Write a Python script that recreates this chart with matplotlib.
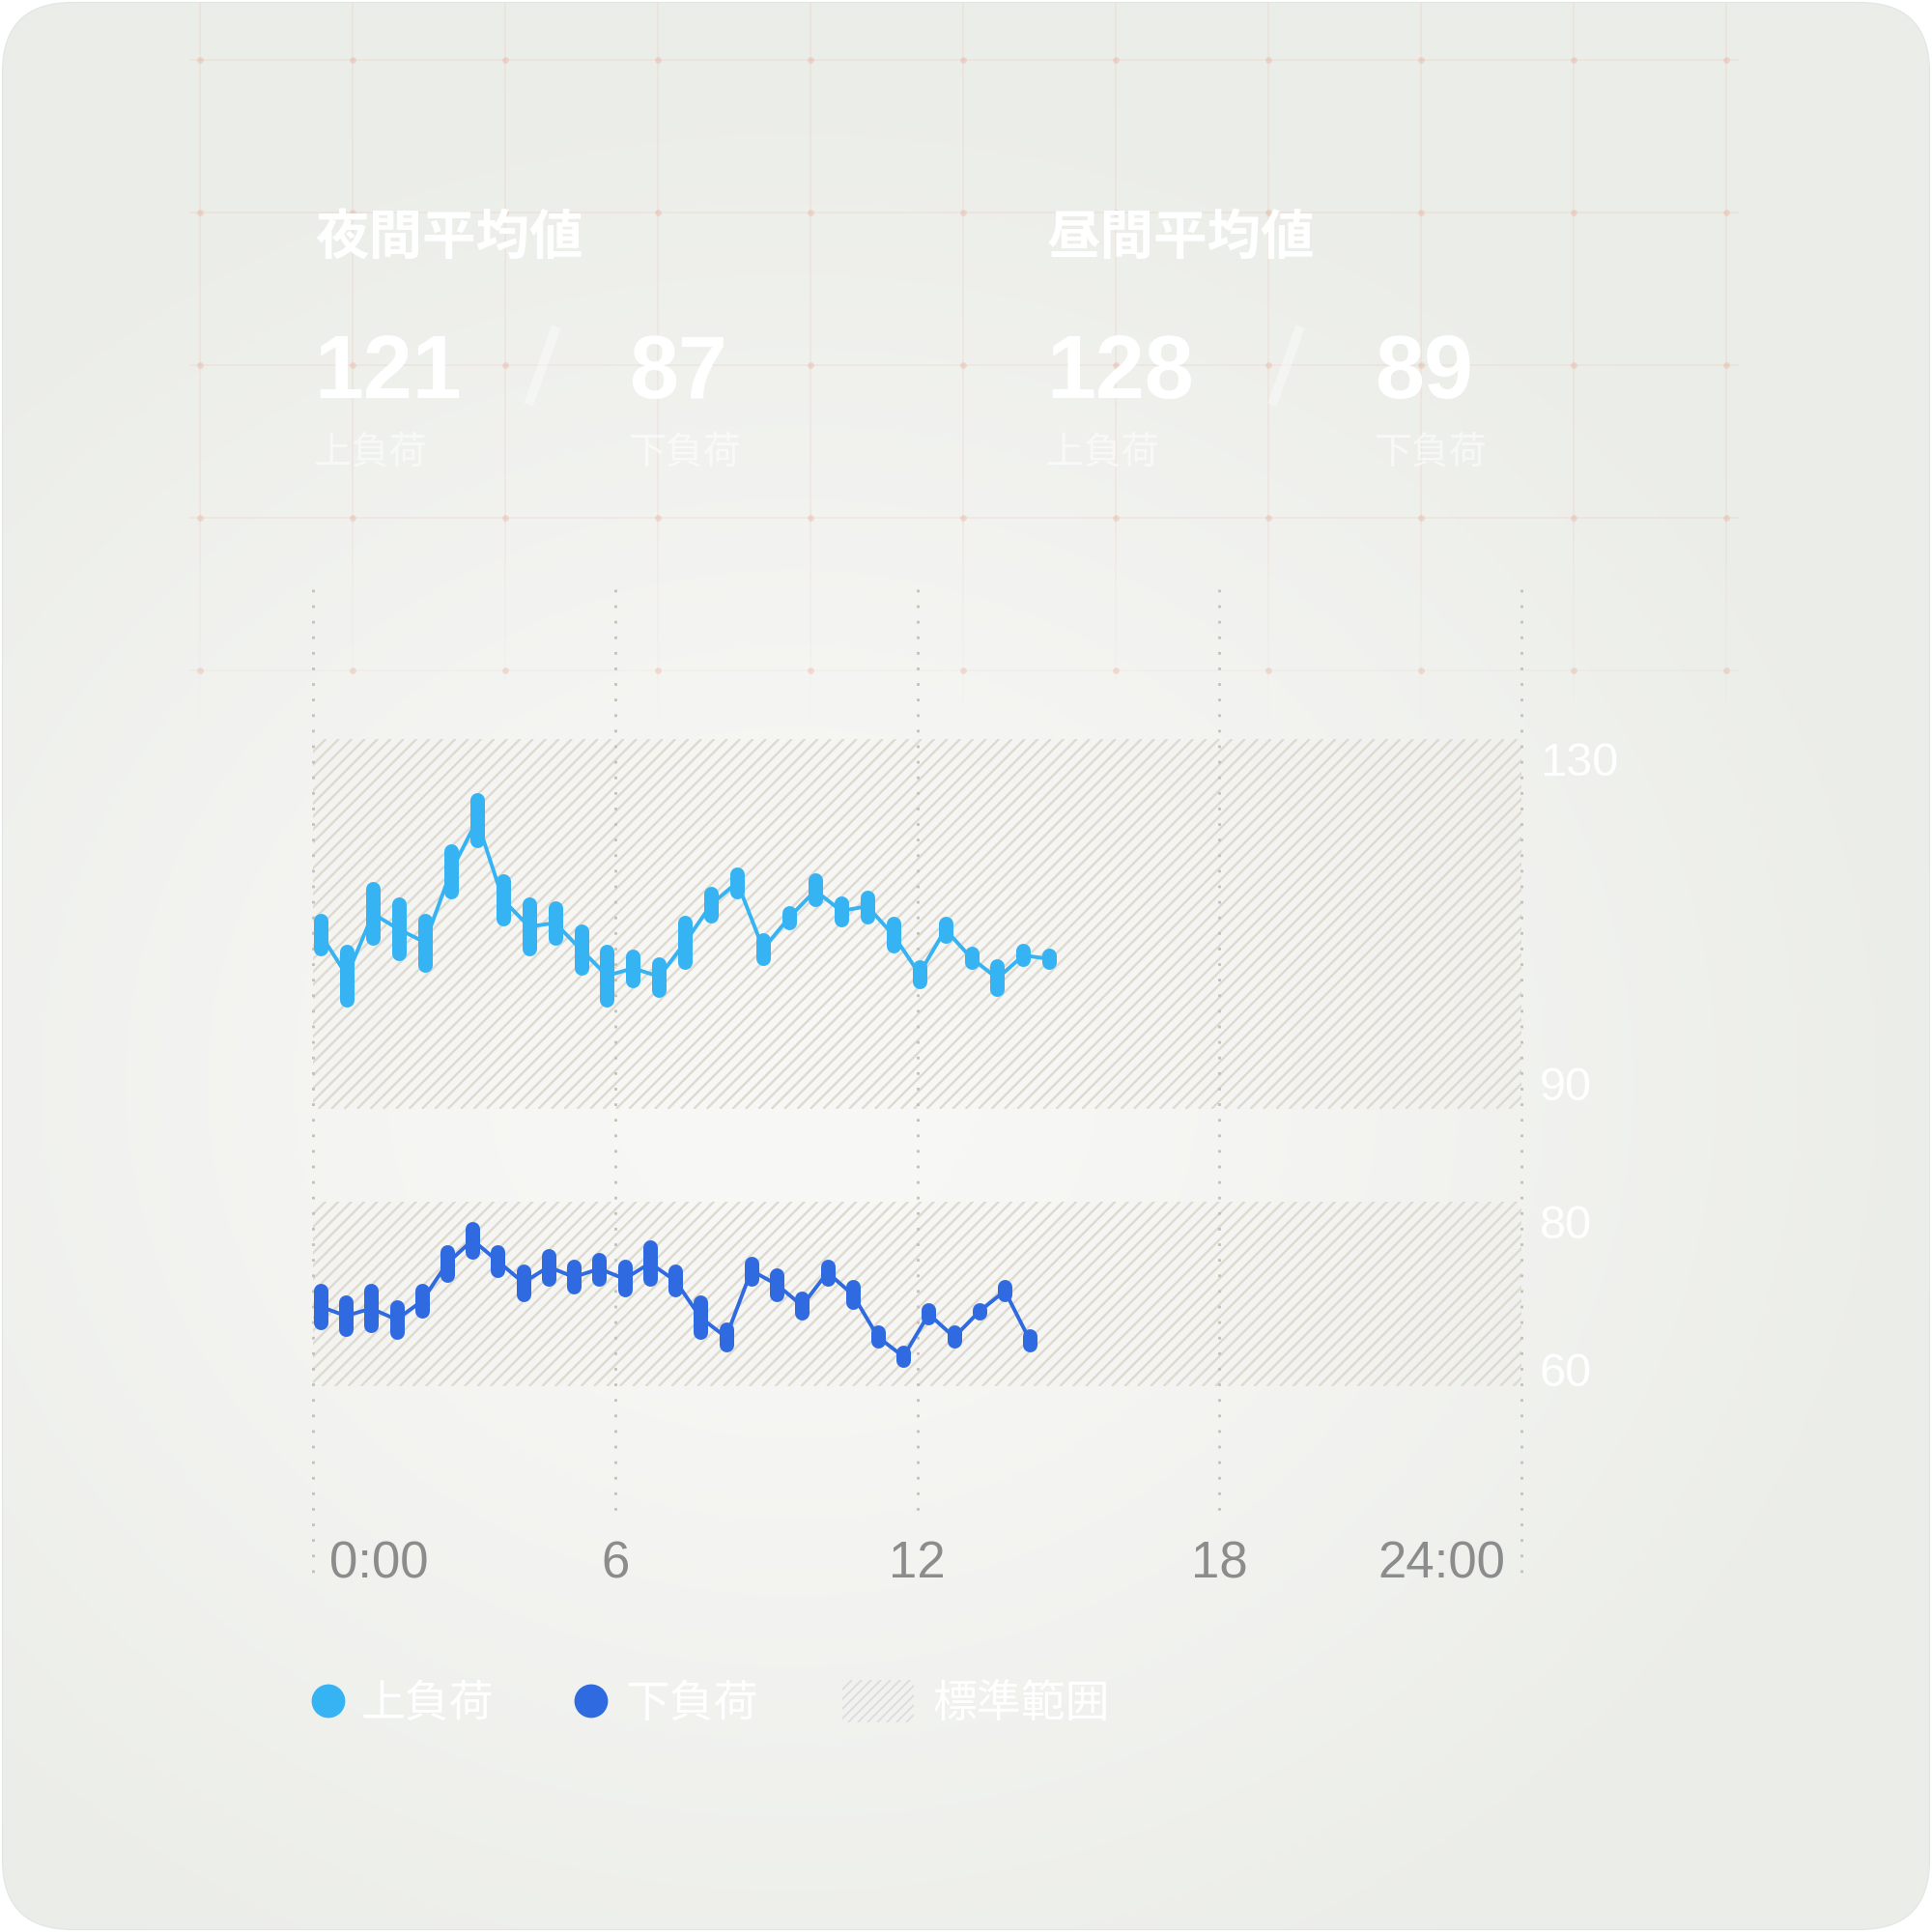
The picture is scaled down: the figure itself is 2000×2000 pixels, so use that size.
import numpy as np
import matplotlib
matplotlib.use("Agg")
import matplotlib.pyplot as plt
from matplotlib.patches import FancyBboxPatch, Rectangle, Circle
from matplotlib.collections import LineCollection

plt.rcParams['font.family'] = ['Noto Sans CJK JP', 'DejaVu Sans']

# ---- data ----
hour_ticks = [0, 6, 12, 18, 24]
hour_labels = ['0:00', '6', '12', '18', '24:00']
band_upper = (90, 130)
band_lower = (60, 80)
range_labels = [130, 90, 80, 60]

series_names = ['上負荷', '下負荷']
summary_titles = ['夜間平均値', '昼間平均値']
summary_upper = [121, 128]
summary_lower = [87, 89]

# sample times (minutes after 0:00)
upper_minutes = np.arange(29) * 31.0 + 9.5
lower_minutes = np.arange(29) * 30.2 + 9.0

upper_hi = [110.4, 107.0, 113.8, 112.1, 110.4, 117.9, 123.4, 114.6, 112.1, 111.7,
            109.2, 107.0, 106.5, 105.7, 110.1, 113.3, 115.4, 108.3, 111.2, 114.7,
            112.2, 112.9, 110.0, 105.3, 110.0, 106.8, 105.4, 107.1, 106.6]
upper_lo = [107.3, 101.8, 108.5, 106.8, 105.5, 113.5, 119.0, 110.6, 107.3, 108.5,
            105.2, 101.8, 103.9, 102.8, 105.9, 110.9, 113.5, 106.3, 110.1, 112.6,
            110.5, 110.8, 107.6, 103.8, 108.7, 105.9, 102.9, 106.2, 105.9]
upper_avg = [108.8, 104.4, 111.1, 109.4, 108.0, 115.7, 121.2, 112.6, 109.7, 110.1,
             107.2, 104.4, 105.2, 104.3, 108.0, 112.1, 114.5, 107.3, 110.7, 113.6,
             111.4, 111.9, 108.8, 104.6, 109.4, 106.3, 104.1, 106.6, 106.2]

lower_hi = [70.3, 69.1, 70.3, 68.6, 70.3, 74.5, 77.0, 74.5, 72.4, 74.1,
            72.9, 73.7, 72.9, 75.0, 72.4, 69.1, 66.2, 73.3, 72.0, 69.5,
            72.9, 70.8, 65.8, 63.7, 68.3, 65.8, 68.3, 70.8, 65.4]
lower_lo = [66.9, 66.2, 66.6, 65.8, 68.1, 72.0, 74.5, 72.5, 69.9, 71.6,
            70.8, 71.6, 70.4, 71.6, 70.4, 65.8, 64.5, 71.6, 69.9, 67.9,
            71.6, 69.1, 64.9, 62.8, 67.4, 64.9, 67.9, 69.9, 64.5]
lower_avg = [68.6, 67.6, 68.4, 67.2, 69.2, 73.3, 75.8, 73.5, 71.2, 72.9,
             71.8, 72.7, 71.6, 73.3, 71.4, 67.4, 65.3, 72.5, 71.0, 68.7,
             72.3, 69.9, 65.3, 63.2, 67.8, 65.3, 68.1, 70.3, 64.9]

# ---- style ----
C_UPPER = '#35b3f3'
C_LOWER = '#2f6ae0'
C_HATCH = '#dfdad0'
C_DOT = '#c0c1b9'
C_TICK = '#8c8c8c'
C_GRID = '#e8a08a'

fig = plt.figure(figsize=(10, 10), dpi=200)
fig.patch.set_facecolor('white')

# background canvas in pixel coordinates (y down)
bg = fig.add_axes([0, 0, 1, 1])
bg.set_xlim(0, 2000)
bg.set_ylim(2000, 0)
bg.axis('off')

card = FancyBboxPatch((75, 75), 1850, 1850, boxstyle='round,pad=72,rounding_size=72',
                      facecolor='#eceee9', edgecolor='#e3e5e0', lw=0.8, zorder=0)
bg.add_patch(card)
yy, xx = np.mgrid[0:2000:2, 0:2000:2]
r = np.sqrt(((xx - 820) / 1200.0) ** 2 + ((yy - 1120) / 1050.0) ** 2)
t = np.clip(r, 0, 1) ** 1.4
c_center = np.array([248, 248, 246]) / 255.0
c_edge = np.array([235, 237, 232]) / 255.0
img = c_center + (c_edge - c_center) * t[..., None]
im = bg.imshow(img, extent=(0, 2000, 2000, 0), zorder=0.5, interpolation='bilinear')
im.set_clip_path(card)

# faint decorative grid in the header area
grid_x = 207 + 158 * np.arange(11)
grid_y = 62 + 158 * np.arange(5)
segs, alphas = [], []
for gx in grid_x:
    for y0 in range(3, 760, 20):
        a = 0.15 if y0 < 520 else 0.15 * max(0.0, 1 - (y0 - 520) / 220.0)
        segs.append([(gx, y0), (gx, y0 + 20)])
        alphas.append(a)
for gy in grid_y:
    segs.append([(196, gy), (1800, gy)])
    alphas.append(0.15 if gy < 600 else 0.08)
grid_cols = [matplotlib.colors.to_rgba(C_GRID, a) for a in alphas]
bg.add_collection(LineCollection(segs, colors=grid_cols, linewidths=0.55, zorder=1))
gxx, gyy = np.meshgrid(grid_x, grid_y)
bg.scatter(gxx.ravel(), gyy.ravel(), s=6, color=C_GRID, alpha=0.3, lw=0, zorder=1)

# ---- chart axes ----
ax = fig.add_axes([324 / 2000, 1 - 1639 / 2000, 1251 / 2000, 1029 / 2000])
ax.set_xlim(0, 24)
ax.set_ylim(38.68, 146.19)
ax.axis('off')
ax.patch.set_alpha(0)


def to_bg(x, y):
    return bg.transData.inverted().transform(ax.transData.transform((x, y)))


def hatch_rect(x0, y0, x1, y1, step=13.4, color=C_HATCH, lw=0.85, alpha=1.0):
    rect = Rectangle((x0, y0), x1 - x0, y1 - y0, fill=False, lw=0, zorder=2)
    bg.add_patch(rect)
    h = y1 - y0
    lines = [[(c, y1), (c + h, y0)] for c in np.arange(x0 - h, x1 + step, step)]
    lc = LineCollection(lines, colors=color, linewidths=lw, alpha=alpha, zorder=2)
    bg.add_collection(lc)
    lc.set_clip_path(rect)


for lo_v, hi_v in (band_upper, band_lower):
    (bx0, by0) = to_bg(0, hi_v)
    (bx1, by1) = to_bg(24, lo_v)
    hatch_rect(bx0, by0, bx1, by1)

# dotted hour lines (drawn top-down so the dot pattern starts at the top)
ytop = ax.get_ylim()[1]
for h in hour_ticks:
    ybot = 38.68 if h in (0, 24) else 46.3
    ax.plot([h, h], [ytop, ybot], color=C_DOT, lw=1.0, linestyle=(0, (1, 4.8)),
            dash_capstyle='butt', clip_on=False, zorder=1)

# series
for minutes, hi, lo, avg, col in ((upper_minutes, upper_hi, upper_lo, upper_avg, C_UPPER),
                                   (lower_minutes, lower_hi, lower_lo, lower_avg, C_LOWER)):
    hours = minutes / 60.0
    ax.plot(hours, avg, color=col, lw=1.4, zorder=3, solid_joinstyle='round')
    vl = ax.vlines(hours, lo, hi, colors=col, linewidth=5.4, zorder=4)
    vl.set_capstyle('round')

# x tick labels
for h, lab in zip(hour_ticks, hour_labels):
    px, _ = to_bg(h, 0)
    if h == hour_ticks[0]:
        ha, px = 'left', px + 17
    elif h == hour_ticks[-1]:
        ha, px = 'right', px - 17
    else:
        ha = 'center'
    bg.text(px, 1633, lab, ha=ha, va='baseline', fontsize=19,
            family='Liberation Sans', color=C_TICK, zorder=5)

# range labels sit just inside the band edges
for v in range_labels:
    px, py = to_bg(24, v)
    if v in (band_upper[1], band_lower[1]):
        shift = 38
    elif v == band_upper[0]:
        shift = -9
    else:
        shift = 0
    bg.text(px + 19, py + shift, str(v), ha='left', va='baseline', fontsize=17.5,
            family='Liberation Sans', color='white', zorder=5)

# ---- header summary ----
for i, x0 in enumerate((326, 1084)):
    bg.text(x0, 247, summary_titles[i], fontsize=20, fontweight='bold', color='white',
            ha='left', va='center', zorder=5)
    bg.text(x0 - 1, 412, str(summary_upper[i]), fontsize=33, fontweight='bold',
            family='Liberation Sans', color='white', ha='left', va='baseline', zorder=5)
    x1 = 651 if i == 0 else 1423
    bg.text(x1, 412, str(summary_lower[i]), fontsize=33, fontweight='bold',
            family='Liberation Sans', color='white', ha='left', va='baseline', zorder=5)
    sx = 547 if i == 0 else 1317
    bg.plot([sx, sx + 29], [419, 338], color='white', alpha=0.38, lw=3.6,
            solid_capstyle='butt', zorder=5)
    bg.text(x0 - 1, 470, series_names[0], fontsize=14, color='white', alpha=0.6,
            ha='left', va='center', zorder=5)
    bg.text(x1, 470, series_names[1], fontsize=14, color='white', alpha=0.6,
            ha='left', va='center', zorder=5)

# ---- legend ----
bg.add_patch(Circle((340, 1761), 16, color=C_UPPER, zorder=5))
bg.text(374, 1764, series_names[0], fontsize=16.5, color='white', ha='left', va='center', zorder=5)
bg.add_patch(Circle((612, 1761), 16, color=C_LOWER, zorder=5))
bg.text(647, 1764, series_names[1], fontsize=16.5, color='white', ha='left', va='center', zorder=5)
hatch_rect(872, 1739, 946, 1783, step=10, color='#dcdde0', lw=0.7)
bg.text(966, 1764, '標準範囲', fontsize=16.5, color='white', ha='left', va='center', zorder=5)

fig.savefig('out.png', dpi=200, facecolor='white')
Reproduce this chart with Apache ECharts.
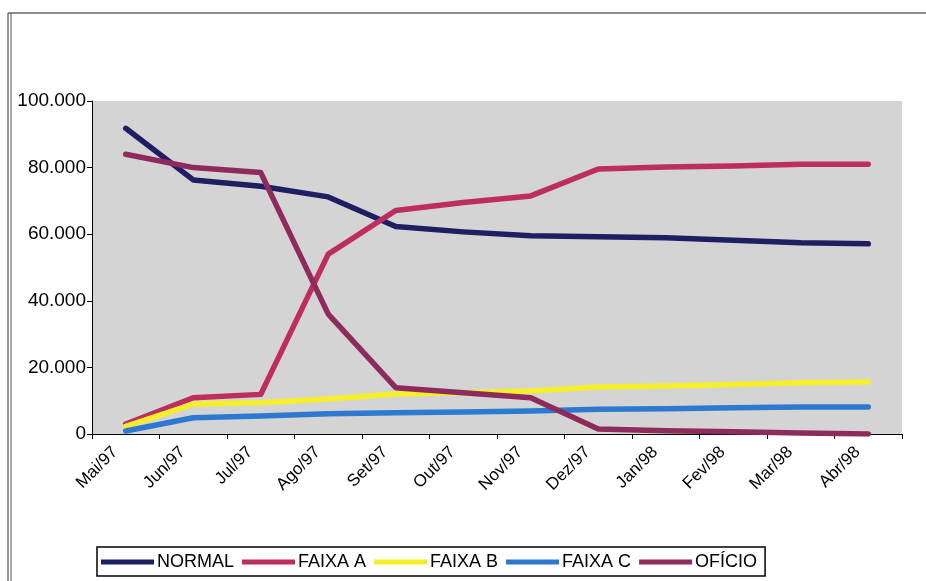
○ ○ ○ ○ ○ ○ ○
In the records above, how many lines include the string "that"? Answer with only the number.

Written response:
2